Baldassare Galuppi
Baldassare Galuppi was a Venetian composer, born on the island of Burano in the Venetian Republic. He belonged to a generation of composers, including Johann Adolph Hasse, Giovanni Battista Sammartini, and C. P. E. Bach, whose works are emblematic of the prevailing galant music that developed in Europe throughout the 18th century. He achieved international success, spending periods of his career in Vienna, London and Saint Petersburg, but his main base remained Venice, where he held a succession of leading appointments.
In his early career Galuppi made a modest success in opera seria, but from the 1740s, together with the playwright and librettist Carlo Goldoni, he became famous throughout Europe for his comic operas in the new dramma giocoso style. To the succeeding generation of composers, he was known as "the father of comic opera". Some of his mature opere serie, for which his librettists included the poet and dramatist Metastasio, were also widely popular.
Throughout his career Galuppi held official positions with charitable and religious institutions in Venice, the most prestigious of which was maestro di cappella at the Doge's chapel, St Mark's Basilica. In these various capacities he composed a large amount of sacred music. He was also highly regarded as a virtuoso performer on and composer for keyboard instruments.

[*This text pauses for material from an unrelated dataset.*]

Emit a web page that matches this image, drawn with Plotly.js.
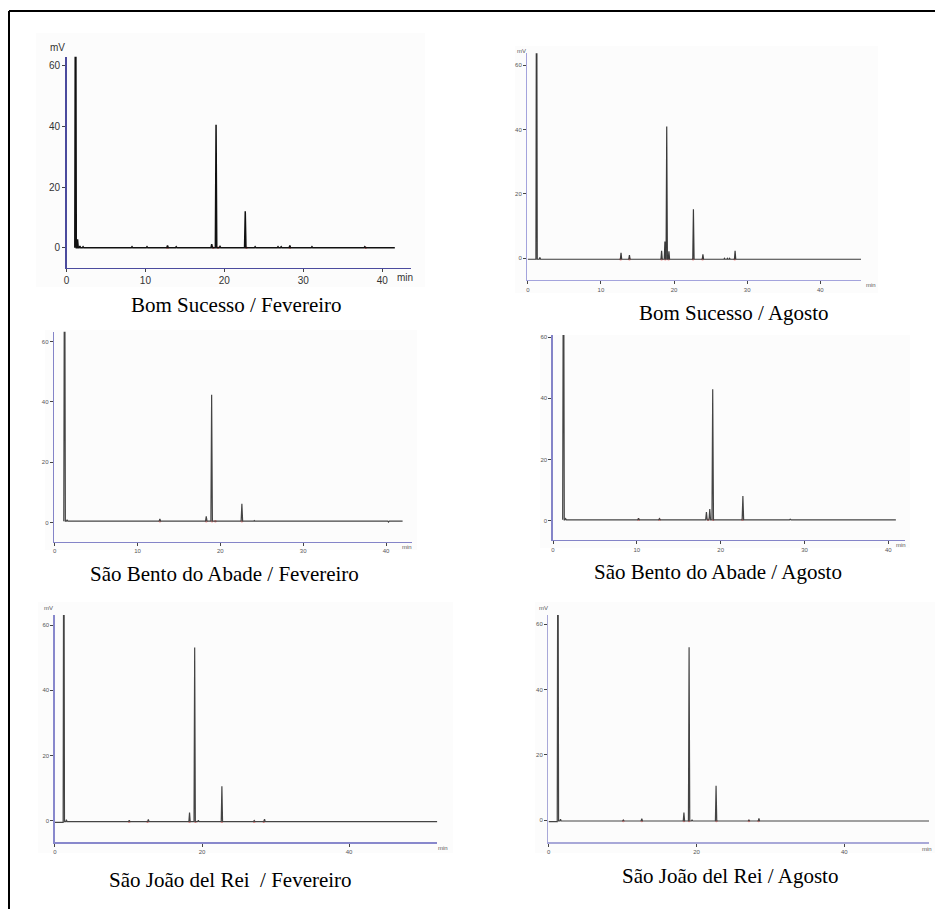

In the latter half of the 18th century, Galuppi's music was largely forgotten outside of Italy, and Napoleon's invasion of Venice in 1797 resulted in Galuppi's manuscripts being scattered around Western Europe, and in many cases, destroyed or lost. Galuppi's name persists in the English poet Robert Browning's 1855 poem "A Toccata of Galuppi's", but this has not helped maintain the composer's work in the general repertoire. Some of Galuppi's works were occasionally performed in the 200 years after his death, but it was not until the last years of the 20th century that his compositions were extensively revived in live performance and on recordings.
Biography
Early years
Galuppi was born on the island of Burano in the Venetian Lagoon, and from as early as age 22 was known as "Il Buranello", a nickname which even appears in the signature on his music manuscripts, "Baldassare Galuppi, called 'Buranello'." His father was a barber, who also played the violin in theatre orchestras, and is believed to have been his son's first music teacher. Although there is no documentation, oral tradition as related to Francesco Caffi in the nineteenth century says that the young Galuppi was trained in composition and harpsichord by Antonio Lotti, the chief organist at St Mark's Basilica. At the age of 15 Galuppi composed his first opera, Gli amici rivali, which, according to Caffi, was performed unsuccessfully at Chioggia and equally unsuccessfully in Vicenza under the title La fede nell'incostanza.From 1726 to 1728, Galuppi was harpsichordist at the Teatro della Pergola in Florence. On his return to Venice in 1728, he produced a second opera, Gl'odi delusi dal sangue, written in collaboration with another Lotti pupil, Giovanni Battista Pescetti; it was well received when it was presented at the Teatro San Angelo. The collaborators followed it with an opera seria, Dorinda, the next year. This, too, was modestly successful, and Galuppi began to receive commissions for operas and oratorios.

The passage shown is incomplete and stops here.